TASK TO COMPLETE: All of the lines below are to be transcribed faithfully, with pictures excluded from the copy.
━━━━━━━━━━━━━━━━━━━━
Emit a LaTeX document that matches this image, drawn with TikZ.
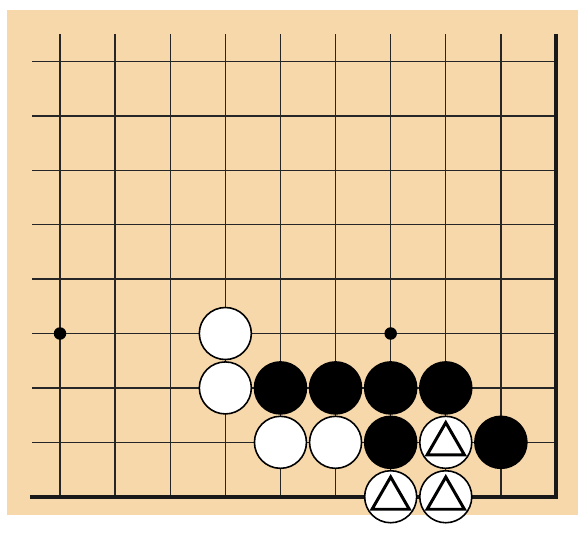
\documentclass[tikz,border=0pt]{standalone}
\usetikzlibrary{shapes.geometric}
\definecolor{boardcolor}{RGB}{247,216,170}
\tikzset{
  wstone/.style={circle,draw,fill=white,line width=0.9pt,minimum size=1.04cm,inner sep=0pt},
  bstone/.style={circle,draw,fill=black,line width=0.9pt,minimum size=1.04cm,inner sep=0pt},
  starpt/.style={circle,fill=black,minimum size=0.25cm,inner sep=0pt},
  trimark/.style={regular polygon,regular polygon sides=3,draw,line width=1.7pt,minimum size=0.86cm,inner sep=0pt},
}
\begin{document}
\begin{tikzpicture}[x=1.102cm,y=1.088cm]
\useasboundingbox (-1.089,-0.649) rectangle (9.49,9.13);
\fill[boardcolor] (-0.962,-0.336) rectangle (9.40,8.95);

% board lines
\draw[line width=0.8pt,black!85,xstep=1.102cm,ystep=1.088cm] (-0.5,0) grid (9,8.5);
\draw[line width=2.4pt,black!90] (-0.54,0) -- (9,0) -- (9,8.5);

\node[starpt] (star1) at (0,3) {};
\node[starpt] (star2) at (6,3) {};

% white stones
\node[wstone] (w33) at (3,3) {};
\node[wstone] (w32) at (3,2) {};
\node[wstone] (w41) at (4,1) {};
\node[wstone] (w51) at (5,1) {};
\node[wstone] (w71) at (7,1) {};
\node[wstone] (w60) at (6,0) {};
\node[wstone] (w70) at (7,0) {};

% black stones
\node[bstone] (b42) at (4,2) {};
\node[bstone] (b52) at (5,2) {};
\node[bstone] (b62) at (6,2) {};
\node[bstone] (b72) at (7,2) {};
\node[bstone] (b61) at (6,1) {};
\node[bstone] (b81) at (8,1) {};

% marked stones
\node[trimark] (t71) at ([yshift=-1pt]w71.center) {};
\node[trimark] (t60) at ([yshift=-1pt]w60.center) {};
\node[trimark] (t70) at ([yshift=-1pt]w70.center) {};
\end{tikzpicture}
\end{document}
━━━━━━━━━━━━━━━━━━━━
EXERCISE RESULT:
Emit a LaTeX document that matches this image, drawn with TikZ.
\documentclass[tikz,border=0pt]{standalone}
\usetikzlibrary{shapes.geometric}
\definecolor{boardcolor}{RGB}{247,216,170}
\tikzset{
  wstone/.style={circle,draw,fill=white,line width=0.9pt,minimum size=1.04cm,inner sep=0pt},
  bstone/.style={circle,draw,fill=black,line width=0.9pt,minimum size=1.04cm,inner sep=0pt},
  starpt/.style={circle,fill=black,minimum size=0.25cm,inner sep=0pt},
  trimark/.style={regular polygon,regular polygon sides=3,draw,line width=1.7pt,minimum size=0.86cm,inner sep=0pt},
}
\begin{document}
\begin{tikzpicture}[x=1.102cm,y=1.088cm]
\useasboundingbox (-1.089,-0.649) rectangle (9.49,9.13);
\fill[boardcolor] (-0.962,-0.336) rectangle (9.40,8.95);

% board lines
\draw[line width=0.8pt,black!85,xstep=1.102cm,ystep=1.088cm] (-0.5,0) grid (9,8.5);
\draw[line width=2.4pt,black!90] (-0.54,0) -- (9,0) -- (9,8.5);

\node[starpt] (star1) at (0,3) {};
\node[starpt] (star2) at (6,3) {};

% white stones
\node[wstone] (w33) at (3,3) {};
\node[wstone] (w32) at (3,2) {};
\node[wstone] (w41) at (4,1) {};
\node[wstone] (w51) at (5,1) {};
\node[wstone] (w71) at (7,1) {};
\node[wstone] (w60) at (6,0) {};
\node[wstone] (w70) at (7,0) {};

% black stones
\node[bstone] (b42) at (4,2) {};
\node[bstone] (b52) at (5,2) {};
\node[bstone] (b62) at (6,2) {};
\node[bstone] (b72) at (7,2) {};
\node[bstone] (b61) at (6,1) {};
\node[bstone] (b81) at (8,1) {};

% marked stones
\node[trimark] (t71) at ([yshift=-1pt]w71.center) {};
\node[trimark] (t60) at ([yshift=-1pt]w60.center) {};
\node[trimark] (t70) at ([yshift=-1pt]w70.center) {};
\end{tikzpicture}
\end{document}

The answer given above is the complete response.